Some have said, “You will grow too fast, and you will never have enough money to keep Project C.U.R.E. afloat.”
I’ve thought about that a lot … even on this trip while sitting in the hotel room cooling my jet engines.It appears that we will need money for phones, computers, insurance, trucks, fuel, repairs on donated equipment, travel, training, utilities, office supplies, printing, postage, forklifts, pallet jacks, program software, maintenance and upkeep, container shipments … for … for … for … And that’s for each satellite location as well as the home office in Denver.
It would only take half a brain and one eye to conclude that this is an impossible thing to accomplish. I can’t do it; I know that. I don’t suffer under any false illusions … but I do have a very wealthy personal friend, and I have had the occasion to keep him fully apprised of the entire project. In fact, most of the successful ideas we are now implementing came at his suggestion.
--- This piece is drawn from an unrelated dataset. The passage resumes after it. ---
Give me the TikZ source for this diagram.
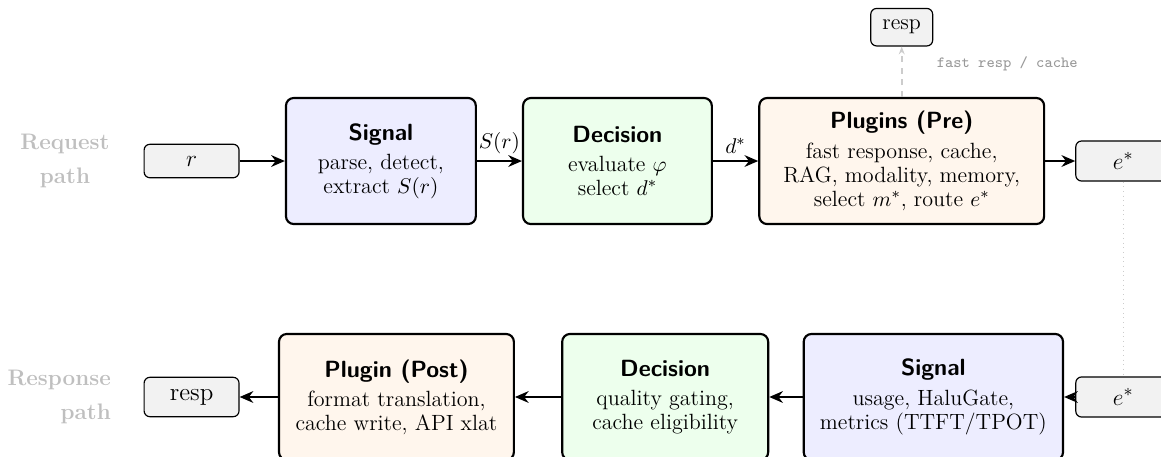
\documentclass[tikz,border=0pt]{standalone}
\usepackage{tikz}
\usetikzlibrary{arrows.meta}

\newcommand\bodyfont{\fontsize{11.3pt}{12.4pt}\selectfont}
\begin{document}
\begin{tikzpicture}[
stage/.style={draw, line width=1.1pt, rounded corners=4pt, align=center, font=\bodyfont, minimum height=2.27cm, inner ysep=5pt},
io/.style={draw, line width=0.6pt, rounded corners=3pt, fill=gray!10, inner sep=6pt},
flow/.style={-{Stealth[length=7pt, width=6pt]}, line width=1.1pt}]
\tikzstyle{pathlabel}=[font=\fontsize{11.5pt}{17pt}\selectfont\bfseries, text=gray!50]
\tikzstyle{ioport}=[io, font=\fontsize{12.8pt}{14pt}\selectfont, minimum width=1.71cm]
\def\ty{-2.90}
\def\by{-7.15}
\def\head#1{{\large\sffamily\bfseries #1}\\[2.5pt]}
\useasboundingbox (0,0) rectangle (20.91,-8.23);
%request path
\node[pathlabel, align=center] (reqlab) at (1.17,\ty) {Request\\path};
\node[ioport] (r) at (3.45,\ty) {$r$};
\node[stage, fill=blue!7, minimum width=3.42cm] (sig) at (6.86,\ty) {\head{Signal}parse, detect,\\extract $S(r)$};
\node[stage, fill=green!7, minimum width=3.40cm] (dec) at (11.12,\ty) {\head{Decision}evaluate $\varphi$\\select $d^*$};
\node[stage, fill=orange!7, minimum width=5.13cm] (pre) at (16.24,\ty) {\head{Plugins (Pre)}fast response, cache,\\RAG, modality, memory,\\select $m^*$, route $e^*$};
\node[ioport] (eout) at (20.23,\ty) {$e^*$};
\node[io, font=\bodyfont] (fast) at (16.24,-0.49) {resp};
\draw[flow] (r) -- (sig);
\draw[flow] (sig) -- node[above, font=\bodyfont] {$S(r)$} (dec);
\draw[flow] (dec) -- node[above, font=\bodyfont] {$d^*$} (pre);
\draw[flow] (pre) -- (eout);
\draw[dashed, gray!40, line width=0.8pt, -{Stealth[length=4pt]}] (pre) -- node[pos=0.66, right=0.5cm, font=\ttfamily\footnotesize, text=gray!80] {fast resp / cache} (fast);
%response path
\node[pathlabel, align=right, anchor=east] (reslab) at (2.12,\by) {Response\\path};
\node[ioport] (resp) at (3.45,\by) {resp};
\node[stage, fill=orange!7, minimum width=4.23cm] (post) at (7.14,\by) {\head{Plugin (Post)}format translation,\\cache write, API xlat};
\node[stage, fill=green!7, minimum width=3.71cm] (decb) at (11.98,\by) {\head{Decision}quality gating,\\cache eligibility};
\node[stage, fill=blue!7, minimum width=4.67cm] (sigb) at (16.81,\by) {\head{Signal}usage, HaluGate,\\metrics (TTFT/TPOT)};
\node[ioport] (ein) at (20.23,\by) {$e^*$};
\draw[flow] (ein) -- (sigb);
\draw[flow] (sigb) -- (decb);
\draw[flow] (decb) -- (post);
\draw[flow] (post) -- (resp);
\draw[dotted, gray!40] (eout) -- (ein);
\end{tikzpicture}
\end{document}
When I tell him what’s happening and the fact that we will have shipped, just this year alone, over fifty containers to forty different countries, and the worth of those loads over the past two years equals nearly $20,000,000 (that’s twenty million for those who keep track of zeros), and it was done with almost no money, I get this picture in my mind that I will see a twinkle in his eye and a slight grin at the left corner of his mouth.
And he will quietly whisper under his breath, “Oh yes, and don’t forget the healing that took place in the bodies of many of my children, and the hope that was ignited in the hearts of thousands of my hurting pilgrims who had just about stumbled over to the side of the road to sit down and quit the trek because it seemed there was just no use in going on to the next oasis.”
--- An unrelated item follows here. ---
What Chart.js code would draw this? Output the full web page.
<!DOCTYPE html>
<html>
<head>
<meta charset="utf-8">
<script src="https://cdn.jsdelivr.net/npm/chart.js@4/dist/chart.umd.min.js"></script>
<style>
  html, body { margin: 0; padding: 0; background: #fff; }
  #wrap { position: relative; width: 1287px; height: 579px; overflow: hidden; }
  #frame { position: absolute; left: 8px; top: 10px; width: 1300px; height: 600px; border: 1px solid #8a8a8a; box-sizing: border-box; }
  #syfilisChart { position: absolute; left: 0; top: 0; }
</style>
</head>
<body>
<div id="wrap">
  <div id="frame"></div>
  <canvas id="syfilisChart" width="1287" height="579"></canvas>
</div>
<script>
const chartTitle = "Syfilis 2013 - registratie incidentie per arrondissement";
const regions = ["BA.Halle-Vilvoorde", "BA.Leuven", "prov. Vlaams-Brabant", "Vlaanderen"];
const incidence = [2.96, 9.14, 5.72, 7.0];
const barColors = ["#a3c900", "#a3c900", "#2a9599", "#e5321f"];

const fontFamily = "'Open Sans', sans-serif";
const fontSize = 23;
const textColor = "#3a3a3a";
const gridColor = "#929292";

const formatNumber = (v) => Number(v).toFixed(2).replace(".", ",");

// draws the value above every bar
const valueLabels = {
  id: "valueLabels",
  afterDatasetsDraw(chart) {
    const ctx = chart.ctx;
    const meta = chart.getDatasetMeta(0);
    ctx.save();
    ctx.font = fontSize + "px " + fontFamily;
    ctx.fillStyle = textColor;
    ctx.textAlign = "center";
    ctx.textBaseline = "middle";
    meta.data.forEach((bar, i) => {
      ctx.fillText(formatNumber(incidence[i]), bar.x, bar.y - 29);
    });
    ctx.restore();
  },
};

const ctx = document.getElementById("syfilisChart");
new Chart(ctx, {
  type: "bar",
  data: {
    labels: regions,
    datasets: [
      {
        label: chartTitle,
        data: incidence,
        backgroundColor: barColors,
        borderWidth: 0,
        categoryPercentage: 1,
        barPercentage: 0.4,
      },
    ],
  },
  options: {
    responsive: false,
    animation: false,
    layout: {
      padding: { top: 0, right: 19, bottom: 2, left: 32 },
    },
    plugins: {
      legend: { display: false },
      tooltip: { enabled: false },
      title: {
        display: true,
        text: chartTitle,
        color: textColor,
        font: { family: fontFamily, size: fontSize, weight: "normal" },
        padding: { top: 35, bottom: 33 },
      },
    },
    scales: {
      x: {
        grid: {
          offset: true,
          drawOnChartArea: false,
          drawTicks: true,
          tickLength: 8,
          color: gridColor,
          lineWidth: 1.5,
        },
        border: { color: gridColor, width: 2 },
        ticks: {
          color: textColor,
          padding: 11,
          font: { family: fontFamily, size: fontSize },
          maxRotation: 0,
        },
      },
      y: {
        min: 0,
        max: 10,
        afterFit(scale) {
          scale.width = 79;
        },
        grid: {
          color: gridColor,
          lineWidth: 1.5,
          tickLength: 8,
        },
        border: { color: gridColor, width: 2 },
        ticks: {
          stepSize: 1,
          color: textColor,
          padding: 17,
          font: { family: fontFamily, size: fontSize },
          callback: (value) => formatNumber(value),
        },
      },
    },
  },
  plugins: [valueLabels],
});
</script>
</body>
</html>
This wealthy friend of mine just may be showing me another lesson about money. I had to learn once before a very traumatic lesson in his school of eternal economics. He kindly tutored me in the fact that I was, indeed, addicted to the money. It was kind of painful, as I recall, going through the process of breaking that addiction. And, little by little, his curriculum has brought me to the conclusion that he owns and is presently actively involved in managing absolutely everything that exists in this present time-space continuum called life and earth and wealth and stuff.
So I guess I have come to the unorthodox conclusion that I am not going to harp on him about money to meet the needs of Project C.U.R.E. That would tarnish the picture of his true creativity and perhaps even insult him—and I have learned that proper conduct definitely does not include insulting the wealthy.
However, with great importunity, I have decided to bug the daylights out of him to appropriate adequate resources to carry out what he has already started in us as a good work. For that request I feel perfectly at ease bursting into his secret place and blurting out, “Abba, Daddy, please help me. We’re trying to be your feet and legs and hands and arms to take healing to those who need healing and hope to those who need hope. If I am not the one to be leading this charge, please get to the replacement plan as quickly as possible and get me out of the way so that another who is more perceptive in such things as obedience can carry on the work to completion.”
Wouldn’t it just be something if we finally broke past that barrier of thinking I can’t do it because I don’t have the money? He would absolutely surprise us all and get the job done without money—or an even greater surprise—once we let loose of our old patterns and expectations of how he “ought” to answer and become comfortable with the idea that he has the freedom of creativity of doing it just any jolly old way he wants to. And then he would come back around after our addiction is healed and really, really surprise us by doing it with money as his select resource.
At any rate, I am going to quit spending my energy trying to coach my wealthy friend. I just want to stay focused on getting and keeping in the game as a player, not a coach. And I believe that one day soon that twinkle in his eye and the grin at the left corner of his mouth will break into a full-fledged grin and maybe even into a robust laugh of exuberance as he says, “Well, you finally did it. Well done, well done, my friend.”